*TASK GOAL*: Each line of the material must be repeated precisely, with the pictures left out.

*DATA PROVIDED*:
▼▼▼
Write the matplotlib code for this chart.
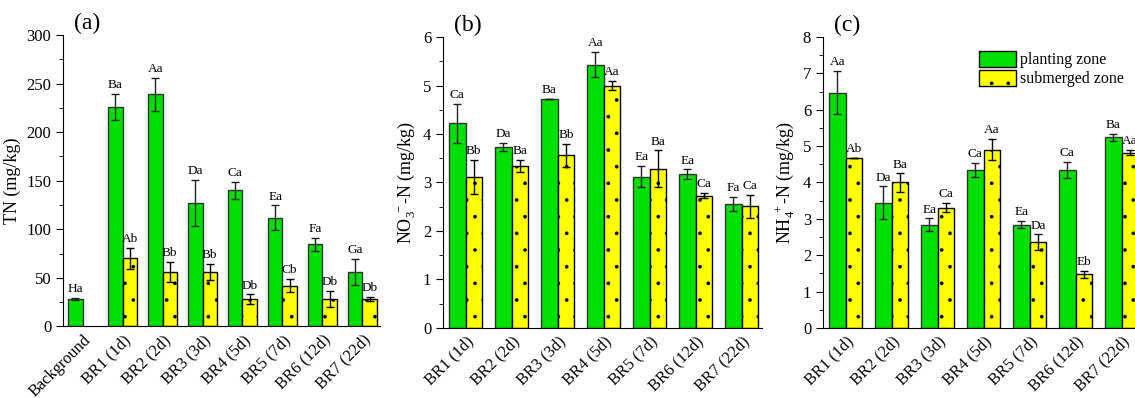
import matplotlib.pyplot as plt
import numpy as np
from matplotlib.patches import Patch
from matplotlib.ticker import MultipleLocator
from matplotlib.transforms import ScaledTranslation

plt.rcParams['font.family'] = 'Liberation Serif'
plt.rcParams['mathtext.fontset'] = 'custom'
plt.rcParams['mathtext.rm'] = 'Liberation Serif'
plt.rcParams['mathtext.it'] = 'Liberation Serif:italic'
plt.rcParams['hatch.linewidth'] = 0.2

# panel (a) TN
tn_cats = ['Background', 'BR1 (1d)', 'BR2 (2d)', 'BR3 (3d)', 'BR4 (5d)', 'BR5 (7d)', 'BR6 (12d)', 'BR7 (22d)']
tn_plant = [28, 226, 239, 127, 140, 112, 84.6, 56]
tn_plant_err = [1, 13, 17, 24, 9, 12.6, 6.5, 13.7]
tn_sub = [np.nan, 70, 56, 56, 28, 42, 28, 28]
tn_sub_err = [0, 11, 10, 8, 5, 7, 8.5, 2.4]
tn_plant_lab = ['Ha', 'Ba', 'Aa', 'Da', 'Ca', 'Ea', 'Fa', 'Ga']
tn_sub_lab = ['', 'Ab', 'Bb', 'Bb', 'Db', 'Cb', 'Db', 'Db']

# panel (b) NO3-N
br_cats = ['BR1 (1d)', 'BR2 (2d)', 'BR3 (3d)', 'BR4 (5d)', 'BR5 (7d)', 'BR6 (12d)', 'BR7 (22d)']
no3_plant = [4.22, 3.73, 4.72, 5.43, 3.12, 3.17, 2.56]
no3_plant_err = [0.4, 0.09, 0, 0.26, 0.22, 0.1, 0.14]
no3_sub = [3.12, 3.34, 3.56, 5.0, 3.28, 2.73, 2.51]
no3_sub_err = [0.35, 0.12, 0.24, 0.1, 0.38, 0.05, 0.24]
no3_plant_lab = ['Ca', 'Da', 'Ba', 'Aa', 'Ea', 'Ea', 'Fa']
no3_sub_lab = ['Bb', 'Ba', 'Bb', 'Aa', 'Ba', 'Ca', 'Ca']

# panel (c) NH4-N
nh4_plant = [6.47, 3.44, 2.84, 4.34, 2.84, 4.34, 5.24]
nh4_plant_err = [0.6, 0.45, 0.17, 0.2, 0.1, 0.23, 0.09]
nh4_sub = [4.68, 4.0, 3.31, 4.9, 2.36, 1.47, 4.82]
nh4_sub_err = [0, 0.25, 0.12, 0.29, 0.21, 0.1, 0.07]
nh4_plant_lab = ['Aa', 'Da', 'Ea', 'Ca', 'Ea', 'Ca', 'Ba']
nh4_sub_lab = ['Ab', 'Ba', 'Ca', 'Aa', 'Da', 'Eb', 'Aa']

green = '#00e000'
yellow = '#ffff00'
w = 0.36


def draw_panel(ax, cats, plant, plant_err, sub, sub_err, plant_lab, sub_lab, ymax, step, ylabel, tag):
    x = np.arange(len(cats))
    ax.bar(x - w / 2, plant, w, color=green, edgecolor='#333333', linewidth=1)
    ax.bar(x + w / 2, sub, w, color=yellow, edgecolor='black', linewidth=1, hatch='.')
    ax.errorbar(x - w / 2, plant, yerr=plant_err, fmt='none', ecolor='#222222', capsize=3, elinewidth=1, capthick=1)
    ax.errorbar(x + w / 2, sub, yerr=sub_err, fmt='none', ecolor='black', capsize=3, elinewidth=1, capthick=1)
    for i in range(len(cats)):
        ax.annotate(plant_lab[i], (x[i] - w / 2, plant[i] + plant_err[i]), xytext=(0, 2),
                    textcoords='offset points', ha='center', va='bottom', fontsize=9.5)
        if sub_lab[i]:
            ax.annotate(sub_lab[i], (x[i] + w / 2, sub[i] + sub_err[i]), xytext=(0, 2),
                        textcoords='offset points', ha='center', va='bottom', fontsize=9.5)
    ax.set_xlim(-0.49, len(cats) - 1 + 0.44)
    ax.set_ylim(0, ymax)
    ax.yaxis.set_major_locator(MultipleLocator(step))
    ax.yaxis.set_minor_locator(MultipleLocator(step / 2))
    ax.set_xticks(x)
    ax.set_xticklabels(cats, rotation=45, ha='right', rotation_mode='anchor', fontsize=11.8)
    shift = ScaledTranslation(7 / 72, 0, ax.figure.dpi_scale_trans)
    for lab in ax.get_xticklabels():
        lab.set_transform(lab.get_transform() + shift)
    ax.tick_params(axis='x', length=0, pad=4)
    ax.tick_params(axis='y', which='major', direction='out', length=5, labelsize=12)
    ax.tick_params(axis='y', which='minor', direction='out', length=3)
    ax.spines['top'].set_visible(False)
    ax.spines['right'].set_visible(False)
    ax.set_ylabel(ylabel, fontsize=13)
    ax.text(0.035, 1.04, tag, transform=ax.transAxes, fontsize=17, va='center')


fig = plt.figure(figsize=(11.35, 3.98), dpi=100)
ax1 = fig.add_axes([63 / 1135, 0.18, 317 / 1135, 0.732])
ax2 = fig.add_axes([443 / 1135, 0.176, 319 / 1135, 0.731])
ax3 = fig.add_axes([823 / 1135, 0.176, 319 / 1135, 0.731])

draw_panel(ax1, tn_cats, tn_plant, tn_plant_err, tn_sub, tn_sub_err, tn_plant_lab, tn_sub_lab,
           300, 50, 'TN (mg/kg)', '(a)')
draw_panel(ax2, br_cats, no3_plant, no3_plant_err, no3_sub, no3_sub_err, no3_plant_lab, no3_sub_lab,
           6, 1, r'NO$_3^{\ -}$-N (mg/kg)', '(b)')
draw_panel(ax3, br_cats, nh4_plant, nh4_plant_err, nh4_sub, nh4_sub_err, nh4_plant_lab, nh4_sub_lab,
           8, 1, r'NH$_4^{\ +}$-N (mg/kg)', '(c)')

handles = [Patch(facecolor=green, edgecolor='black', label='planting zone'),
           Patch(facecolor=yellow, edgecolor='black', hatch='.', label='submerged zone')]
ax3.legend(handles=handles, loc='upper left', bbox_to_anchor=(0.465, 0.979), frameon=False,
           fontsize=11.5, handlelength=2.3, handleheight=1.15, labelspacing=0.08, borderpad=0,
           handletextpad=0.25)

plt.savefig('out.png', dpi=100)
▲▲▲
*OUTPUT BELOW*:
Write the matplotlib code for this chart.
import matplotlib.pyplot as plt
import numpy as np
from matplotlib.patches import Patch
from matplotlib.ticker import MultipleLocator
from matplotlib.transforms import ScaledTranslation

plt.rcParams['font.family'] = 'Liberation Serif'
plt.rcParams['mathtext.fontset'] = 'custom'
plt.rcParams['mathtext.rm'] = 'Liberation Serif'
plt.rcParams['mathtext.it'] = 'Liberation Serif:italic'
plt.rcParams['hatch.linewidth'] = 0.2

# panel (a) TN
tn_cats = ['Background', 'BR1 (1d)', 'BR2 (2d)', 'BR3 (3d)', 'BR4 (5d)', 'BR5 (7d)', 'BR6 (12d)', 'BR7 (22d)']
tn_plant = [28, 226, 239, 127, 140, 112, 84.6, 56]
tn_plant_err = [1, 13, 17, 24, 9, 12.6, 6.5, 13.7]
tn_sub = [np.nan, 70, 56, 56, 28, 42, 28, 28]
tn_sub_err = [0, 11, 10, 8, 5, 7, 8.5, 2.4]
tn_plant_lab = ['Ha', 'Ba', 'Aa', 'Da', 'Ca', 'Ea', 'Fa', 'Ga']
tn_sub_lab = ['', 'Ab', 'Bb', 'Bb', 'Db', 'Cb', 'Db', 'Db']

# panel (b) NO3-N
br_cats = ['BR1 (1d)', 'BR2 (2d)', 'BR3 (3d)', 'BR4 (5d)', 'BR5 (7d)', 'BR6 (12d)', 'BR7 (22d)']
no3_plant = [4.22, 3.73, 4.72, 5.43, 3.12, 3.17, 2.56]
no3_plant_err = [0.4, 0.09, 0, 0.26, 0.22, 0.1, 0.14]
no3_sub = [3.12, 3.34, 3.56, 5.0, 3.28, 2.73, 2.51]
no3_sub_err = [0.35, 0.12, 0.24, 0.1, 0.38, 0.05, 0.24]
no3_plant_lab = ['Ca', 'Da', 'Ba', 'Aa', 'Ea', 'Ea', 'Fa']
no3_sub_lab = ['Bb', 'Ba', 'Bb', 'Aa', 'Ba', 'Ca', 'Ca']

# panel (c) NH4-N
nh4_plant = [6.47, 3.44, 2.84, 4.34, 2.84, 4.34, 5.24]
nh4_plant_err = [0.6, 0.45, 0.17, 0.2, 0.1, 0.23, 0.09]
nh4_sub = [4.68, 4.0, 3.31, 4.9, 2.36, 1.47, 4.82]
nh4_sub_err = [0, 0.25, 0.12, 0.29, 0.21, 0.1, 0.07]
nh4_plant_lab = ['Aa', 'Da', 'Ea', 'Ca', 'Ea', 'Ca', 'Ba']
nh4_sub_lab = ['Ab', 'Ba', 'Ca', 'Aa', 'Da', 'Eb', 'Aa']

green = '#00e000'
yellow = '#ffff00'
w = 0.36


def draw_panel(ax, cats, plant, plant_err, sub, sub_err, plant_lab, sub_lab, ymax, step, ylabel, tag):
    x = np.arange(len(cats))
    ax.bar(x - w / 2, plant, w, color=green, edgecolor='#333333', linewidth=1)
    ax.bar(x + w / 2, sub, w, color=yellow, edgecolor='black', linewidth=1, hatch='.')
    ax.errorbar(x - w / 2, plant, yerr=plant_err, fmt='none', ecolor='#222222', capsize=3, elinewidth=1, capthick=1)
    ax.errorbar(x + w / 2, sub, yerr=sub_err, fmt='none', ecolor='black', capsize=3, elinewidth=1, capthick=1)
    for i in range(len(cats)):
        ax.annotate(plant_lab[i], (x[i] - w / 2, plant[i] + plant_err[i]), xytext=(0, 2),
                    textcoords='offset points', ha='center', va='bottom', fontsize=9.5)
        if sub_lab[i]:
            ax.annotate(sub_lab[i], (x[i] + w / 2, sub[i] + sub_err[i]), xytext=(0, 2),
                        textcoords='offset points', ha='center', va='bottom', fontsize=9.5)
    ax.set_xlim(-0.49, len(cats) - 1 + 0.44)
    ax.set_ylim(0, ymax)
    ax.yaxis.set_major_locator(MultipleLocator(step))
    ax.yaxis.set_minor_locator(MultipleLocator(step / 2))
    ax.set_xticks(x)
    ax.set_xticklabels(cats, rotation=45, ha='right', rotation_mode='anchor', fontsize=11.8)
    shift = ScaledTranslation(7 / 72, 0, ax.figure.dpi_scale_trans)
    for lab in ax.get_xticklabels():
        lab.set_transform(lab.get_transform() + shift)
    ax.tick_params(axis='x', length=0, pad=4)
    ax.tick_params(axis='y', which='major', direction='out', length=5, labelsize=12)
    ax.tick_params(axis='y', which='minor', direction='out', length=3)
    ax.spines['top'].set_visible(False)
    ax.spines['right'].set_visible(False)
    ax.set_ylabel(ylabel, fontsize=13)
    ax.text(0.035, 1.04, tag, transform=ax.transAxes, fontsize=17, va='center')


fig = plt.figure(figsize=(11.35, 3.98), dpi=100)
ax1 = fig.add_axes([63 / 1135, 0.18, 317 / 1135, 0.732])
ax2 = fig.add_axes([443 / 1135, 0.176, 319 / 1135, 0.731])
ax3 = fig.add_axes([823 / 1135, 0.176, 319 / 1135, 0.731])

draw_panel(ax1, tn_cats, tn_plant, tn_plant_err, tn_sub, tn_sub_err, tn_plant_lab, tn_sub_lab,
           300, 50, 'TN (mg/kg)', '(a)')
draw_panel(ax2, br_cats, no3_plant, no3_plant_err, no3_sub, no3_sub_err, no3_plant_lab, no3_sub_lab,
           6, 1, r'NO$_3^{\ -}$-N (mg/kg)', '(b)')
draw_panel(ax3, br_cats, nh4_plant, nh4_plant_err, nh4_sub, nh4_sub_err, nh4_plant_lab, nh4_sub_lab,
           8, 1, r'NH$_4^{\ +}$-N (mg/kg)', '(c)')

handles = [Patch(facecolor=green, edgecolor='black', label='planting zone'),
           Patch(facecolor=yellow, edgecolor='black', hatch='.', label='submerged zone')]
ax3.legend(handles=handles, loc='upper left', bbox_to_anchor=(0.465, 0.979), frameon=False,
           fontsize=11.5, handlelength=2.3, handleheight=1.15, labelspacing=0.08, borderpad=0,
           handletextpad=0.25)

plt.savefig('out.png', dpi=100)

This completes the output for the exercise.